# Crystal springs Restaurant Latour Hamburg Nj. Wine WOW!



## Scott W. (Jul 10, 2008)

Recently got to enjoy some wine and lunch at Restaurant Latour in Crystal Springs which is 15 minutes from my house. The food was good but the wines were just WOW! I didn't drink all the wines pictured here, but did have some. If you are in Sussex County NJ and have a few bucks in your pocket that you don't mind blowing on some great wine, give it a shot.


----------



## anthony d (May 10, 2014)

Gonna have to go check that place out with my wife!


----------



## Scott W. (Jul 10, 2008)

They have several restaurants in the resort but this one is the most elaborate.
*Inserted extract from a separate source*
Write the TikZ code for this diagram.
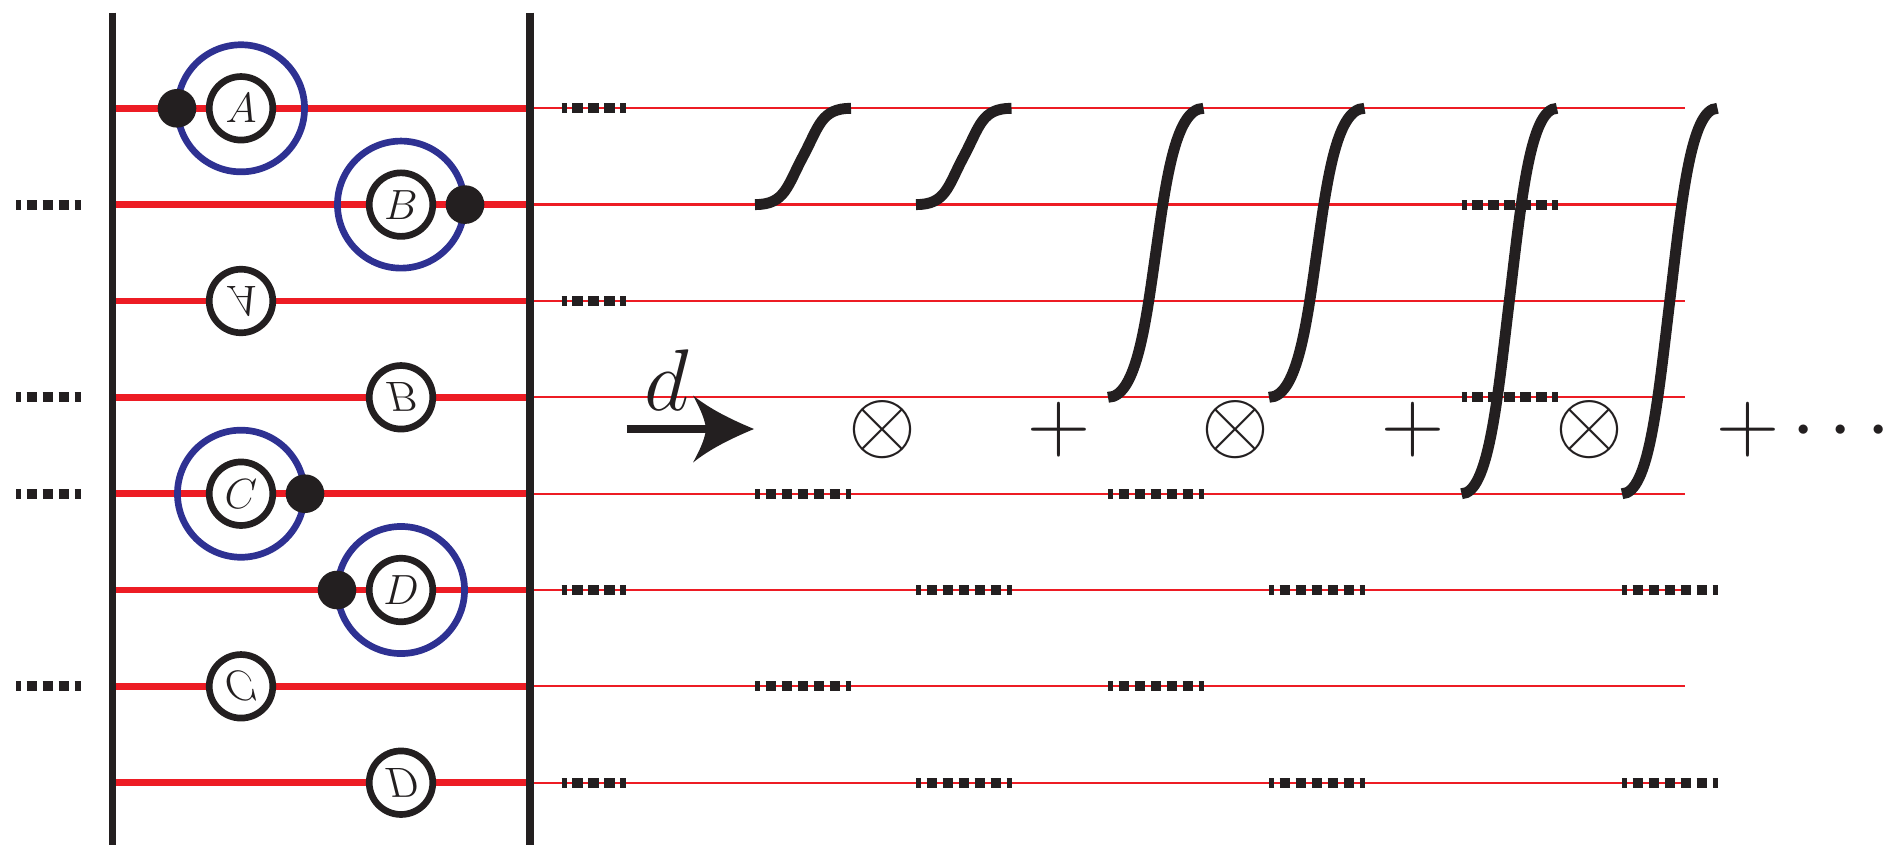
\documentclass[tikz,border=0pt]{standalone}
\usepackage{graphicx}
\definecolor{lred}{RGB}{237,28,36}
\definecolor{lblue}{RGB}{46,49,146}
\definecolor{lblack}{RGB}{35,31,32}
\newcommand{\flipv}[1]{\scalebox{1}[-1]{#1}}
\begin{document}
\begin{tikzpicture}[x=0.01cm,y=-0.01cm,
  wall/.style={draw=lblack,line width=2pt},
  thickred/.style={draw=lred,line width=1.9pt},
  thinred/.style={draw=lred,line width=0.65pt},
  letter/.style={circle,draw=lblack,line width=1.9pt,fill=white,minimum size=0.635cm,inner sep=0pt,text=lblack,font=\fontsize{12}{14}\selectfont},
  ring/.style={circle,draw=lblue,line width=1.9pt,minimum size=1.27cm,inner sep=0pt},
  blob/.style={circle,fill=lblack,minimum size=0.386cm,inner sep=0pt},
  dashbar/.style={draw=lblack,line width=2.85pt,dash pattern=on 3.04pt off 1.51pt,dash phase=1.51pt},
  scurve/.style={draw=lblack,line width=3.1pt},
  mathbig/.style={inner sep=0pt,anchor=base,text=lblack,font=\fontsize{24}{28}\selectfont},
]
\useasboundingbox (0,0) rectangle (1889,845);

% rows
\foreach \i/\y in {1/108.3,2/204.6,3/301.0,4/397.3,5/493.7,6/590.0,7/686.3,8/782.7}{
  \coordinate (L\i) at (112.5,\y);
  \coordinate (M\i) at (530,\y);
  \coordinate (E\i) at (1685,\y);
}
\foreach \i in {1,...,8}{
  \draw[thickred] (L\i) -- (M\i);
  \draw[thinred] (M\i) -- (E\i);
}

% walls
\coordinate (WLt) at (112.5,12.7);
\coordinate (WLb) at (112.5,845);
\coordinate (WRt) at (530,12.7);
\coordinate (WRb) at (530,845);
\draw[wall] (WLt) -- (WLb);
\draw[wall] (WRt) -- (WRb);

% left dash bars
\foreach \y in {204.6,397.3,493.7,686.3}{
  \draw[dashbar] (16,\y) -- (80.5,\y);
}

% circles inside the box
\node[ring] (rA) at (241,108.3) {};
\node[letter] (A) at (241,108.3) {$A$};
\node[blob] (dA) at (177,108.3) {};

\node[ring] (rB) at (401,204.6) {};
\node[letter] (B) at (401,204.6) {$B$};
\node[blob] (dB) at (465,204.6) {};

\node[letter] (Af) at (241,301.0) {\flipv{$A$}};
\node[letter] (Bf) at (401,397.3) {\flipv{$B$}};

\node[ring] (rC) at (241,493.7) {};
\node[letter] (C) at (241,493.7) {$C$};
\node[blob] (dC) at (305,493.7) {};

\node[ring] (rD) at (401,590.0) {};
\node[letter] (D) at (401,590.0) {$D$};
\node[blob] (dD) at (337,590.0) {};

\node[letter] (Cf) at (241,686.3) {\flipv{$C$}};
\node[letter] (Df) at (401,782.7) {\flipv{$D$}};

% short dash bars right of the box
\foreach \y in {108.3,301.0,590.0,782.7}{
  \draw[dashbar] (561.5,\y) -- (626,\y);
}
% long dash bars
\foreach \x in {755,1108}{
  \draw[dashbar] (\x,493.7) -- ++(96,0);
  \draw[dashbar] (\x,686.3) -- ++(96,0);
}
\foreach \x in {916,1269,1622}{
  \draw[dashbar] (\x,590.0) -- ++(96,0);
  \draw[dashbar] (\x,782.7) -- ++(96,0);
}
\draw[dashbar] (1461.5,204.6) -- ++(96,0);
\draw[dashbar] (1461.5,397.3) -- ++(96,0);

% small S curves
\draw[scurve] (755,204.6) .. controls +(30,0) and +(-16,30) .. (803,156.45)
  .. controls +(16,-30) and +(-30,0) .. (851,108.3);
\draw[scurve] (916,204.6) .. controls +(30,0) and +(-16,30) .. (963.75,156.45)
  .. controls +(16,-30) and +(-30,0) .. (1011.5,108.3);
% big S curves
\draw[scurve] (1108,397.3) .. controls +(29,0) and +(-9.5,66) .. (1155.75,252.8)
  .. controls +(9.5,-66) and +(-29,0) .. (1203.5,108.3);
\draw[scurve] (1269,397.3) .. controls +(29,0) and +(-9.5,66) .. (1316.75,252.8)
  .. controls +(9.5,-66) and +(-29,0) .. (1364.5,108.3);
% bigger S curves
\draw[scurve] (1461.5,493.7) .. controls +(27,0) and +(-12,100) .. (1509.25,301)
  .. controls +(12,-100) and +(-27,0) .. (1557,108.3);
\draw[scurve] (1622,493.7) .. controls +(27,0) and +(-12,100) .. (1669.75,301)
  .. controls +(12,-100) and +(-27,0) .. (1717.5,108.3);

% arrow d
\coordinate (arS) at (626.7,429);
\coordinate (arE) at (708,429);
\draw[lblack,line width=2.3pt] (arS) -- (arE);
\fill[lblack] (754,429) .. controls (730,419) and (710,409) .. (693,395.5)
  .. controls (701,410) and (705,420) .. (706,429)
  .. controls (705,438) and (701,448) .. (693,462.5)
  .. controls (710,449) and (730,439) .. cycle;
\node[mathbig] (dlab) at (667,410) {$d$};

% formula
\node[mathbig] (o1) at (883,451) {$\otimes$};
\node[mathbig] (p1) at (1059,451) {$+$};
\node[mathbig] (o2) at (1236,451) {$\otimes$};
\node[mathbig] (p2) at (1413,451) {$+$};
\node[mathbig] (o3) at (1589,451) {$\otimes$};
\node[mathbig] (p3) at (1748,451) {$+$};
\node[mathbig] (dots) at (1841,451) {${\cdot}\kern0.13cm{\cdot}\kern0.13cm{\cdot}$};
\end{tikzpicture}
\end{document}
The Crystal Tavern is pretty cool too.


----------



## MDSPHOTO (Sep 10, 2013)

Oh my, you had me at Chateau d 'Yquem!


----------



## Tobias Lutz (Feb 18, 2013)

MDSPHOTO said:


> Oh my, you had me at Chateau d 'Yquem!


Back off! That's the one I was drooling over. '82 is the year both my wife and myself were born. I'd love to buy her that bottle :nod:


----------



## JustinThyme (Jun 17, 2013)

Ah man, didnt see any MD 20/20


----------



## havanajohn (Apr 4, 2009)

This is waaay above my pay grade...


----------



## LeftBench (Nov 13, 2012)

I ate here with my wife a few months ago... excellent meal! The wines they paired for us were very good. It was NOT easy on the wallet though, lmfao. 

I live about 5 minutes from Crystal Springs... would love to meet up for a smoke with anyone local.


----------